There is no dispute that complete diversity exists in this case because Plaintiff resides in Gwinnett County, Georgia and he is a citizen of the State of Georgia, and the Defendant is a citizen of North Carolina with its principal place of business located in North Carolina. See 28 U.S.C. § 1348. The Plaintiff seeks to rescind the loan agreement, prevent foreclosure on his property, and demands $74,950.00 in compensatory damages along with an unspecified amount in punitive damages and attorneys' fees. Defendant argues that it has met the burden to show by a preponderance of the evidence that the amount in controversy exceeds $75,000 because: (1) the plaintiff seeks punitive damages in addition to his claim for compensatory damages; and (2) the value of the subject property is $390,000 according to the security deed. See [Notice of Removal, Exhibit B at 2]. The Magistrate Judge found that the value of the property exceeded the jurisdictional amount of $75,000.
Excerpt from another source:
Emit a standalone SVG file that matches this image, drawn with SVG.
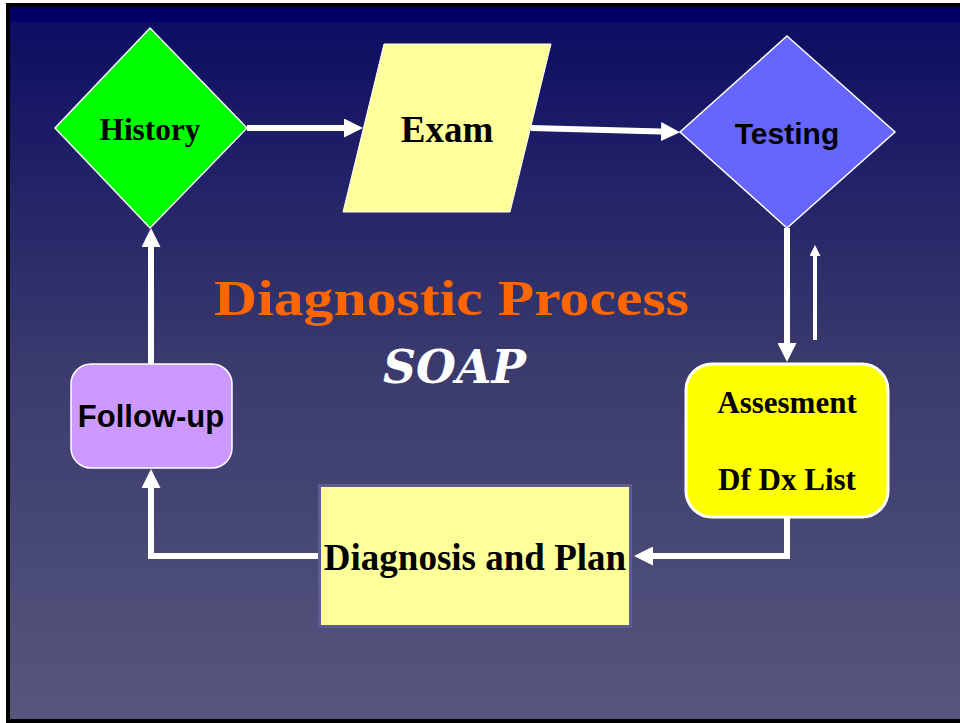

Defendant fails to provide any support for the conclusory assertion that Plaintiff's claim for punitive damages, alone or when added to compensatory damages, more likely than not exceeds the $75,000 jurisdictional limit. "Simply because the court may consider punitive damages does not mean that the federal jurisdictional minimum is satisfied merely because a plaintiff seeks such damages." Holman v. Montage Group, 79 F. Supp. 2d 1328, 1330 (S.D. Ala. 1999) (citing Tapscott v. MS Dealer Serv. Corp., 77 F.3d 1353, 1357 (11th Cir. 1996) overruled on other grounds, Cohen v. Office Depot, Inc., 204 F.3d 1069, 1072-1077 (11th Cir. 2010)). The removing defendant must demonstrate that it is more likely than not that the amount in controversy meets the court's jurisdictional threshold. Id. "Unless the removing defendant can demonstrate that the damages sought by the plaintiff meet the amount-in-controversy requirement, an unspecified claim for punitive damages, standing alone, is insufficient to establish federal subject matter jurisdiction." Id. The Defendant has not offered any extrinsic evidence or cited any comparable cases to show that its potential liability could be more than $75,000. The Court does not have subject matter jurisdiction merely because the Plaintiff has asserted that he is entitled to punitive damages.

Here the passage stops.